I am not sure a simple formula exists for these probabilities in the "restricted nonclub suit distribution" case.
Let S = the number of spades held collectively by hero and partner.
Let H = the number of hearts held collectively by hero and partner.
Let D = the number of diamonds held collectively by hero and partner.
Let C = the number of clubs held collectively by hero and partner.
Let S13 = 13-S be the number of spades collectively held by the two opponents.
Let H13 = 13-H be the number of hearts collectively held by the two opponents.
Let D13 = 13-D be the number of diamonds collectively held by the two opponents.
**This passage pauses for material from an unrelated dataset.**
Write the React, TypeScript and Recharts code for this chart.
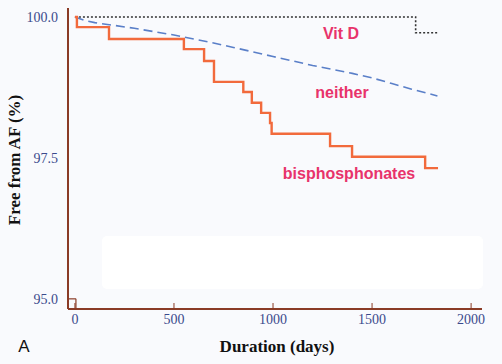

Let C13 = 13-C be the number of clubs collectively held by the two opponents.
Let P(X,Y,Z) be the set of ordered partitions of Y integers that add up to X where each of the Y integers is greater than or equal to Z.
Then the number of hands no-trump bidder can have with exactly 2 clubs is given by:
Sum over {[a,b,c] element of P(11,3,2)} C(S13,a)*C(H13,b)*C(D13,c)*C(C13,2)
Then the number of hands no-trump bidder can have with exactly 3 clubs is given by:
Sum over {[a,b,c] element of P(10,3,2)} C(S13,a)*C(H13,b)*C(D13,c)*C(C13,3)
Then the number of hands no-trump bidder can have with exactly 4 clubs is given by:
Sum over {[a,b,c] element of P(9,3,2)} C(S13,a)*C(H13,b)*C(D13,c)*C(C13,4)
Of course, the probabilities are then the respective tallies over the sum of these tallies.
It has to be considered that 1NT opening (aside from high cards) doesn't just tell that the guy has at least 2 cards in each suit. A 1NT opening is very strict and represents just the following shapes (number of cards in each suit):
4-3-3-3
4-4-3-2
5-3-3-2 (provided that the long suit is either clubs or diamonds).
So it's true that you must have at least 2 cards in each suit, but you cannot have two suits with just two cards. A 7-2-2-2 shape, as well as 6-3-2-2 or 5-4-2-2 and others are not a 1NT opening.
In your formulas above, one should restrict the P(x,y,z) in such a way to consider only the above shapes.